◆ **PROBLEM STATEMENT**
Can you write out every line from the start of the records below through the line containing "return (px - PLOT_LEFT) / px_cat", leaving out any pictures?

--- BEGIN PROVIDED ENTRIES ---

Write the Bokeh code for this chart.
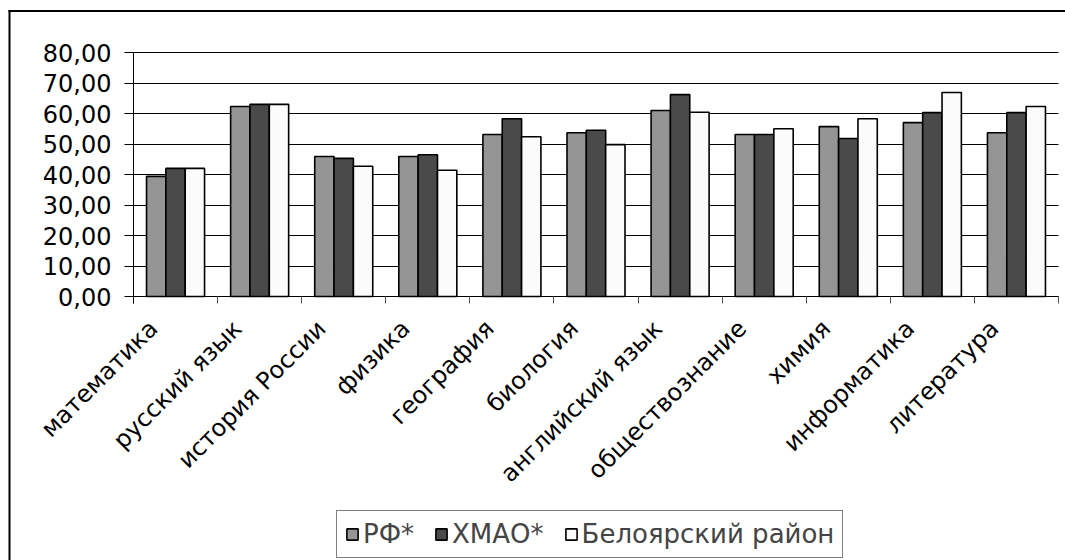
import math
from bokeh.plotting import figure
from bokeh.models import (ColumnDataSource, Range1d, FixedTicker, LabelSet, Legend, LegendItem,
                          BoxAnnotation)
from bokeh.core.properties import value
from bokeh.transform import dodge
from bokeh.embed import file_html
from bokeh.resources import INLINE

subjects = ["математика", "русский язык", "история России", "физика", "география",
            "биология", "английский язык", "обществознание", "химия", "информатика",
            "литература"]
rf = [39.4, 62.3, 45.9, 45.9, 53.1, 53.7, 61.0, 53.1, 55.7, 57.0, 53.7]
hmao = [42.0, 63.0, 45.3, 46.5, 58.3, 54.5, 66.2, 53.1, 51.8, 60.3, 60.3]
bel = [42.0, 63.0, 42.7, 41.4, 52.4, 49.8, 60.4, 55.0, 58.3, 66.9, 62.3]
series_names = ["РФ*", "ХМАО*", "Белоярский район"]
y_ticks = [0, 10, 20, 30, 40, 50, 60, 70, 80]
y_tick_labels = ["0,00", "10,00", "20,00", "30,00", "40,00", "50,00", "60,00", "70,00", "80,00"]

FONT = "DejaVu Sans"
colors = ["#959595", "#4a4a4a", "#fbfbfb"]

n = len(subjects)
centers = [i + 0.5 for i in range(n)]  # category slot centres
src = ColumnDataSource(dict(subject=subjects, pos=centers, rf=rf, hmao=hmao, bel=bel))

# layout (pixels on the 1065x560 canvas)
W, H = 1065, 560
PLOT_LEFT, PLOT_RIGHT = 133, 1058      # value axis / right end of category axis
PLOT_TOP, PLOT_BOTTOM = 52, 296        # 80 gridline / 0 line
px_cat = (PLOT_RIGHT - PLOT_LEFT) / n
px_val = (PLOT_BOTTOM - PLOT_TOP) / 80.0
x_range = Range1d(-PLOT_LEFT / px_cat, n + (W - PLOT_RIGHT) / px_cat)
y_range = Range1d(-(H - PLOT_BOTTOM) / px_val, 80 + PLOT_TOP / px_val)


def px_x(px):
    return (px - PLOT_LEFT) / px_cat


def px_y(py):
    return (PLOT_BOTTOM - py) / px_val


p = figure(x_range=x_range, y_range=y_range, width=W, height=H,
           output_backend="svg", toolbar_location=None,
           min_border_left=0, min_border_right=0, min_border_top=0, min_border_bottom=0)
p.outline_line_color = None
p.background_fill_color = "white"
p.border_fill_color = "white"

# outer chart border: only its left and top edges fall inside the picture
p.add_layout(BoxAnnotation(left=px_x(8), right=px_x(10), top=px_y(9.5), bottom=y_range.start,
                           fill_color="black", fill_alpha=1, line_color=None))
p.add_layout(BoxAnnotation(left=px_x(8), right=x_range.end, top=px_y(9.5), bottom=px_y(11.5),
                           fill_color="black", fill_alpha=1, line_color=None))

w = 0.23
renderers = []
for col, off, c in zip(["rf", "hmao", "bel"], [-w, 0, w], colors):
    r = p.vbar(x=dodge("pos", off), top=col, width=w, source=src,
               fill_color=c, line_color="black", line_width=1.6)
    renderers.append(r)

# grid
p.xgrid.visible = False
p.ygrid.ticker = FixedTicker(ticks=y_ticks)
p.ygrid.cross_bounds = (0, n)
p.ygrid.grid_line_color = "black"
p.ygrid.grid_line_width = 1

# y axis at category-axis start
p.yaxis.fixed_location = 0
p.yaxis.ticker = FixedTicker(ticks=y_ticks)
p.yaxis.bounds = (-7 / px_val, 80)
p.yaxis.major_label_overrides = {t: l for t, l in zip(y_ticks, y_tick_labels)}
p.yaxis.axis_line_color = "black"
p.yaxis.major_tick_line_color = "black"
p.yaxis.major_tick_out = 9
p.yaxis.major_tick_in = 0
p.yaxis.minor_tick_line_color = None
p.yaxis.major_label_standoff = 13
p.yaxis.major_label_text_font = FONT
p.yaxis.major_label_text_font_size = "24px"
p.yaxis.major_label_text_color = "black"

# x axis at value 0: ticks on category boundaries, labels drawn separately
p.xaxis.fixed_location = 0
p.xaxis.bounds = (0, n)
p.xaxis.ticker = FixedTicker(ticks=list(range(n + 1)))
p.xaxis.major_label_text_color = None
p.xaxis.major_label_text_font_size = "1px"
p.xaxis.axis_line_color = "black"
p.xaxis.major_tick_line_color = "#555555"
p.xaxis.major_tick_out = 7
p.xaxis.major_tick_in = 0
p.xaxis.minor_tick_line_color = None

labels = LabelSet(x="pos", y=0, text="subject", source=src, angle=math.pi / 4,
                  text_align="right", text_baseline="middle", x_offset=-22, y_offset=-28,
                  text_font=value(FONT), text_font_size="24px", text_color="black")
p.add_layout(labels)

legend = Legend(items=[LegendItem(label=s, renderers=[r]) for s, r in zip(series_names, renderers)],
                orientation="horizontal", location=(336, 2),
                border_line_color="black", border_line_width=1, background_fill_color="white",
                label_text_font=FONT, label_text_font_size="26px",
                glyph_width=14, glyph_height=14, label_standoff=4, spacing=20,
                padding=8, margin=0)
p.add_layout(legend, "center")

open("out.html", "w").write(file_html(p, INLINE))
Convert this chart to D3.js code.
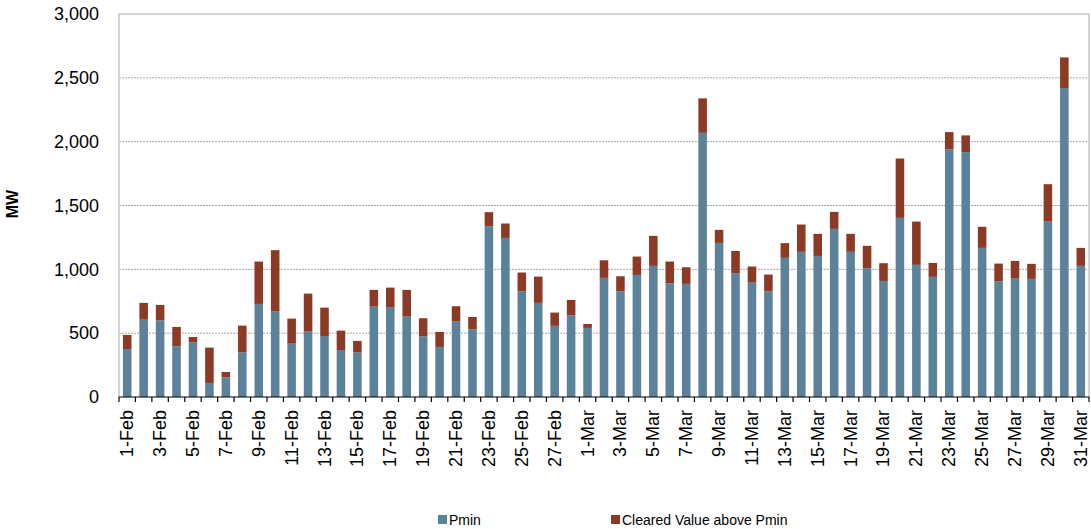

--- END PROVIDED ENTRIES ---

◆ **SOLUTION**
Write the Bokeh code for this chart.
import math
from bokeh.plotting import figure
from bokeh.models import (ColumnDataSource, Range1d, FixedTicker, LabelSet, Legend, LegendItem,
                          BoxAnnotation)
from bokeh.core.properties import value
from bokeh.transform import dodge
from bokeh.embed import file_html
from bokeh.resources import INLINE

subjects = ["математика", "русский язык", "история России", "физика", "география",
            "биология", "английский язык", "обществознание", "химия", "информатика",
            "литература"]
rf = [39.4, 62.3, 45.9, 45.9, 53.1, 53.7, 61.0, 53.1, 55.7, 57.0, 53.7]
hmao = [42.0, 63.0, 45.3, 46.5, 58.3, 54.5, 66.2, 53.1, 51.8, 60.3, 60.3]
bel = [42.0, 63.0, 42.7, 41.4, 52.4, 49.8, 60.4, 55.0, 58.3, 66.9, 62.3]
series_names = ["РФ*", "ХМАО*", "Белоярский район"]
y_ticks = [0, 10, 20, 30, 40, 50, 60, 70, 80]
y_tick_labels = ["0,00", "10,00", "20,00", "30,00", "40,00", "50,00", "60,00", "70,00", "80,00"]

FONT = "DejaVu Sans"
colors = ["#959595", "#4a4a4a", "#fbfbfb"]

n = len(subjects)
centers = [i + 0.5 for i in range(n)]  # category slot centres
src = ColumnDataSource(dict(subject=subjects, pos=centers, rf=rf, hmao=hmao, bel=bel))

# layout (pixels on the 1065x560 canvas)
W, H = 1065, 560
PLOT_LEFT, PLOT_RIGHT = 133, 1058      # value axis / right end of category axis
PLOT_TOP, PLOT_BOTTOM = 52, 296        # 80 gridline / 0 line
px_cat = (PLOT_RIGHT - PLOT_LEFT) / n
px_val = (PLOT_BOTTOM - PLOT_TOP) / 80.0
x_range = Range1d(-PLOT_LEFT / px_cat, n + (W - PLOT_RIGHT) / px_cat)
y_range = Range1d(-(H - PLOT_BOTTOM) / px_val, 80 + PLOT_TOP / px_val)


def px_x(px):
    return (px - PLOT_LEFT) / px_cat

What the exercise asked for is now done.